English Court of Appeal follows US case example in deciding earning capacity is not a matrimonial asset to be shared
Jane Keir of Kingsley Napley LLP reports on how the case will affect American seeking divorce in the UK
London is often seen as “Divorce capital of the world“ by wealthy expats, usually the wives, wanting a generous divorce settlement, but this latest UK case shows there are limits.
The English Court of Appeal issued an emphatic “No” in April 2018 to an attempt by a wife to argue that her husband’s earning capacity is capable of being a matrimonial asset, to which the sharing principle applies and in the product of which, as a result, she had a continuing entitlement to share.
The case (Waggott v Waggott  EWCA Civ 727) involved Karen Waggott, ex-wife of successful businessman William Waggott, FD of TUI Travel, attempting to increase her annual maintenance payment. Mrs Waggott had received some £8.4m of capital resources in her divorce settlement and her former husband some £7.8m, after a contested final hearing. She received an additional £1.4m comprising deferred remuneration earned by the husband so that her total settlement came to £9.76m. She was also awarded continuing maintenance to bridge the shortfall between her assumed net income (£60,000) and her annual income needs at £175,000. Both parties appealed.
The main plank of the wife’s argument on appeal was that an earning capacity is “an asset referable to or the product of marital endeavour and should, therefore, be divided between the parties by application of the sharing principle as with other marital assets”. It was argued that a different outcome would not be fair due to its discriminatory nature.
The idea that an earning capacity is capable of being a matrimonial asset is not, however, a new one.
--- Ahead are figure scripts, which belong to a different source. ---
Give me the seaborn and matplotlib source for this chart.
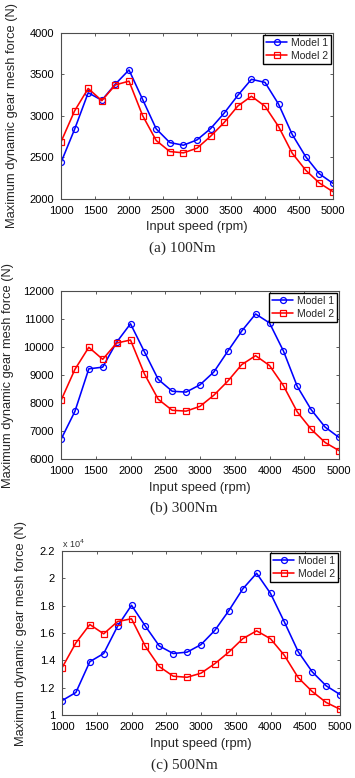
import numpy as np
import pandas as pd
import matplotlib
matplotlib.use("Agg")
import matplotlib.pyplot as plt
import seaborn as sns
from matplotlib.ticker import FuncFormatter

# ---- data ----
speed = list(range(1000, 5001, 200))

m1_100 = [2440, 2840, 3280, 3190, 3385, 3555, 3200, 2845, 2680, 2648, 2712,
          2848, 3035, 3248, 3442, 3405, 3142, 2778, 2508, 2303, 2188]
m2_100 = [2688, 3062, 3332, 3185, 3375, 3420, 3005, 2705, 2572, 2556, 2612,
          2756, 2922, 3120, 3238, 3118, 2872, 2552, 2346, 2192, 2088]

m1_300 = [6700, 7700, 9220, 9280, 10170, 10830, 9830, 8840, 8420, 8390, 8650,
          9110, 9850, 10570, 11180, 10860, 9860, 8590, 7760, 7140, 6770]
m2_300 = [8090, 9200, 9990, 9560, 10140, 10250, 9040, 8130, 7740, 7710, 7880,
          8280, 8780, 9370, 9690, 9340, 8620, 7680, 7060, 6590, 6300]

m1_500 = [11050, 11650, 13900, 14500, 16500, 18030, 16500, 15050, 14500, 14600, 15150,
          16200, 17630, 19220, 20370, 18900, 16800, 14620, 13160, 12140, 11500]
m2_500 = [13450, 15280, 16620, 15940, 16840, 17040, 15020, 13540, 12840, 12760, 13060,
          13760, 14600, 15580, 16160, 15580, 14360, 12720, 11720, 10920, 10420]

models = ["Model 1", "Model 2"]
captions = ["(a) 100Nm", "(b) 300Nm", "(c) 500Nm"]
ylims = [(2000, 4000), (6000, 12000), (10000, 22000)]
yticks = [np.arange(2000, 4001, 500), np.arange(6000, 12001, 1000), np.arange(10000, 22001, 2000)]
panels = [(m1_100, m2_100), (m1_300, m2_300), (m1_500, m2_500)]

sns.set_style("ticks")
plt.rcParams['font.family'] = ['Liberation Sans', 'DejaVu Sans']

colors = {"Model 1": "#0000ff", "Model 2": "#ff0000"}
markers = {"Model 1": "o", "Model 2": "s"}

fig = plt.figure(figsize=(3.55, 7.78), dpi=100)
H = 778.0
W = 355.0
# axes boxes in pixels: left, right, top, bottom
boxes = [(61, 333, 33, 199), (61, 339, 291, 459), (62, 340, 551, 715)]
ylab_x = [18, 14, 27]
cap_y = [248, 508, 765]
cap_x = [182, 184, 184]

for k, (vals, box) in enumerate(zip(panels, boxes)):
    l, r, t, b = box
    ax = fig.add_axes([l / W, 1 - b / H, (r - l) / W, (b - t) / H])
    df = pd.DataFrame({
        "speed": speed * 2,
        "force": list(vals[0]) + list(vals[1]),
        "model": [models[0]] * len(speed) + [models[1]] * len(speed),
    })
    sns.lineplot(data=df, x="speed", y="force", hue="model", style="model",
                 palette=colors, markers=markers, dashes=False, legend=False,
                 linewidth=1.15, markersize=4.3, ax=ax)
    for ln in ax.lines:
        ln.set_markerfacecolor("none")
        ln.set_markeredgecolor(ln.get_color())
        ln.set_markeredgewidth(0.9)

    ax.set_xlim(1000, 5000)
    ax.set_ylim(*ylims[k])
    ax.set_xticks(np.arange(1000, 5001, 500))
    ax.set_yticks(yticks[k])
    if k == 2:
        ax.yaxis.set_major_formatter(FuncFormatter(lambda v, p: f"{v / 1e4:g}"))
        ax.text(0.0, 1.005, r"x 10$^4$", transform=ax.transAxes, ha="left", va="bottom",
                fontsize=6.5, color="0.2")

    ax.tick_params(direction="in", length=2.5, width=0.6, labelsize=8, pad=5,
                   top=True, right=True, colors="0.25", labelcolor="black")
    for sp in ax.spines.values():
        sp.set_visible(True)
        sp.set_color("0.3")
        sp.set_linewidth(0.8)

    ax.set_xlabel("Input speed (rpm)", fontsize=9.3, labelpad=4)
    ax.set_ylabel("Maximum dynamic gear mesh force (N)", fontsize=9.3)
    ax.yaxis.set_label_coords((ylab_x[k] - l) / (r - l), 0.5)

    ax.legend(handles=ax.lines[:2], labels=models, loc="upper right", fontsize=7.5,
              frameon=True, fancybox=False, framealpha=1, edgecolor="black",
              borderaxespad=0.15, handlelength=2.0, handletextpad=0.4,
              borderpad=0.3, labelspacing=0.3)

    fig.text(cap_x[k] / W, 1 - cap_y[k] / H, captions[k], ha="center", va="center",
             fontsize=11, family=["Liberation Serif", "DejaVu Serif"])

fig.savefig("out.png", dpi=100)
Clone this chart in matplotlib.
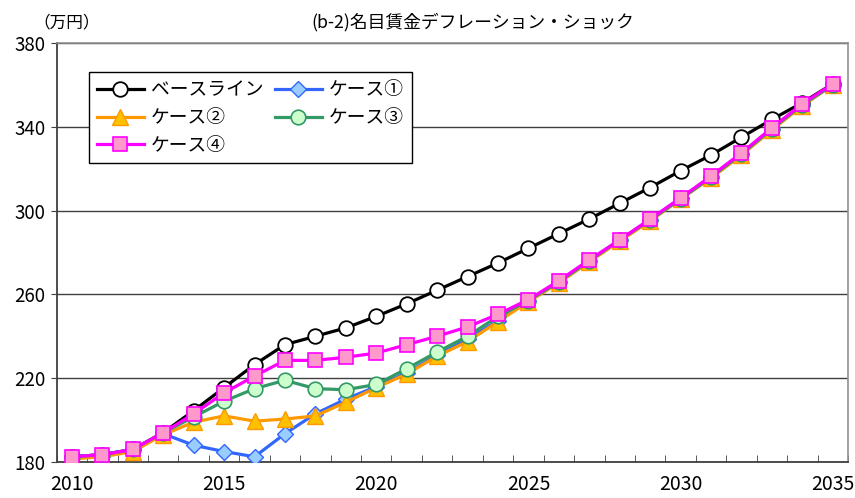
import matplotlib
matplotlib.use("Agg")
import matplotlib.pyplot as plt
import numpy as np

plt.rcParams['font.family'] = ['Noto Sans CJK JP', 'DejaVu Sans']

years = list(range(2010, 2036))
baseline = [182.5, 183.5, 186, 194, 204.5, 215.5, 226.5, 236, 240, 244, 249.5, 255.5, 262,
            268.5, 275, 282, 289, 296, 303.5, 311, 319, 326.5, 335, 343.5, 351.5, 360.5]
case1 = [182.5, 183.5, 186, 193.5, 188, 185, 182.5, 193.5, 203, 210, 216, 222.5, 231,
         238.5, 247.5, 257, 266, 276, 286, 295.5, 306, 316, 327, 339, 350.5, 360]
case2 = [181.5, 182.5, 185, 193, 199, 202, 199.5, 200.5, 202, 208.5, 215.5, 222, 230.5,
         237.5, 247, 256.5, 265.5, 275.5, 285.5, 295, 305.5, 315.5, 326.5, 338.5, 350, 360]
case3 = [182.5, 183.5, 186, 194, 201.5, 209, 215, 219, 215, 214.5, 217, 224.5, 232.5,
         240, 249.5, 257, 266, 276, 286, 295.5, 305.5, 316, 327, 339, 350.5, 360]
case4 = [182.5, 183.5, 186, 194, 203, 213, 221, 228.5, 228.5, 230, 232, 236, 240,
         244.5, 250.5, 257.5, 266.5, 276.5, 286, 296, 306, 316.5, 327.5, 339.5, 351, 360.5]

labels = ['ベースライン', 'ケース①', 'ケース②', 'ケース③', 'ケース④']
yticks = [180, 220, 260, 300, 340, 380]
xtick_years = [2010, 2015, 2020, 2025, 2030, 2035]

fig = plt.figure(figsize=(8.55, 4.98), dpi=100)
ax = fig.add_axes([0.0663, 0.0723, 0.9255, 0.8414])

x = np.arange(len(years))
lw = 2.3
h0, = ax.plot(x, baseline, color='black', lw=lw, marker='o', ms=10.5,
              mfc='white', mec='black', mew=1.3, zorder=3, label=labels[0])
h1, = ax.plot(x, case1, color='#3366FF', lw=lw, marker='D', ms=8.5,
              mfc='#99CCFF', mec='#3366FF', mew=1.0, zorder=4, label=labels[1])
h2, = ax.plot(x, case2, color='#FF9900', lw=lw, marker='^', ms=11,
              mfc='#FFC000', mec='#FF9900', mew=1.0, zorder=5, label=labels[2])
h3, = ax.plot(x, case3, color='#339966', lw=lw, marker='o', ms=10.5,
              mfc='#CCFFCC', mec='#339966', mew=1.2, zorder=6, label=labels[3])
h4, = ax.plot(x, case4, color='#FF00FF', lw=lw, marker='s', ms=9.5,
              mfc='#FF99CC', mec='#FF00FF', mew=1.2, zorder=7, label=labels[4])

ax.set_xlim(-0.5, len(years) - 0.5)
ax.set_ylim(180, 380)
ax.set_yticks(yticks)
ax.set_yticklabels([str(v) for v in yticks], fontsize=13.5)
ax.grid(axis='y', color='#404040', lw=1.0, zorder=0)
ax.set_axisbelow(True)

ax.set_xticks([years.index(y) for y in xtick_years])
ax.set_xticklabels([str(y) for y in xtick_years], fontsize=14)
ax.set_xticks(np.arange(len(years) + 1) - 0.5, minor=True)
ax.tick_params(axis='x', which='major', length=0, pad=9)
ax.tick_params(axis='x', which='minor', direction='in', length=5, color='#404040')
ax.tick_params(axis='y', direction='out', length=4, color='#404040', pad=4)

for s in ['left', 'bottom']:
    ax.spines[s].set_color('#404040')
    ax.spines[s].set_linewidth(1.3)
for s in ['top', 'right']:
    ax.spines[s].set_color('#909090')
    ax.spines[s].set_linewidth(1.2)

leg = ax.legend(handles=[h0, h2, h4, h1, h3], ncol=2, loc='upper left',
                bbox_to_anchor=(0.041, 0.931), borderaxespad=0, fontsize=13.5,
                frameon=True, fancybox=False, edgecolor='black', framealpha=1,
                handlelength=2.5, handletextpad=0.4, columnspacing=0.6,
                labelspacing=0.36, borderpad=0.4)
leg.get_frame().set_linewidth(1.0)
leg.set_zorder(10)

fig.text(0.553, 0.955, '(b-2)名目賃金デフレーション・ショック', ha='center', va='center',
         fontsize=12.8)
fig.text(0.078, 0.955, '（万円）', ha='center', va='center', fontsize=12)

fig.savefig('out.png', dpi=100)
Often on an appeal of this sort and at this level, legal representatives will look at the state and development of the law in other countries and jurisdictions and the United States is a particularly rich source with its 50 different states all with their own laws, precedents and court systems. Take the State of New York for example. In 1985 the case of O’Brien came up for adjudication. Mr and Mrs O’Brien married in the US and then moved to Mexico so that the husband could go to medical school and get his licence to practice as a doctor. They then moved back to the US so he could finish his medical training and get his licence. Some two months after he did so and filed for a divorce. New York’s highest court held that his medical degree could be divided if the wife could show she contributed to the process of obtaining it. The case of O’Brien remained good law in New York for some 30 years until 2015 when the New York Legislature effectively reversed it, stating that the court should not consider the value of a spouse’s enhanced earning capacity (e.g. arising from the licence, degree, celebrity goodwill or career enhancement) as marital property subject to distribution.
Life is rarely, in fact, quite so simple and in the vast majority of cases, the earning capacity of one or both spouses is available and divisible because it generates the income in a marriage upon which any children are likely to depend, if not in addition, the non-earning spouse for probably many years ahead. Not only did Mrs Waggott fail to persuade the Court of Appeal that her husband’s earning capacity was capable of being a matrimonial asset and therefore, available for division, but the Court then allowed his appeal on the basis that the trial judge had failed to give sufficient weight to the clean break principle and it went on to order that what had previously been a joint lives order (providing for the wife to receive £175,000 p.a.) should be terminated on 21 March 2021.
So nice try by Mrs Waggott but no doubt about it, the Court of Appeal Judgment was emphatic in its rejection of any attempt to prolong a financial connection between the parties and that a full, clean break of both parties’ financial claims remains the ultimate objective on divorce.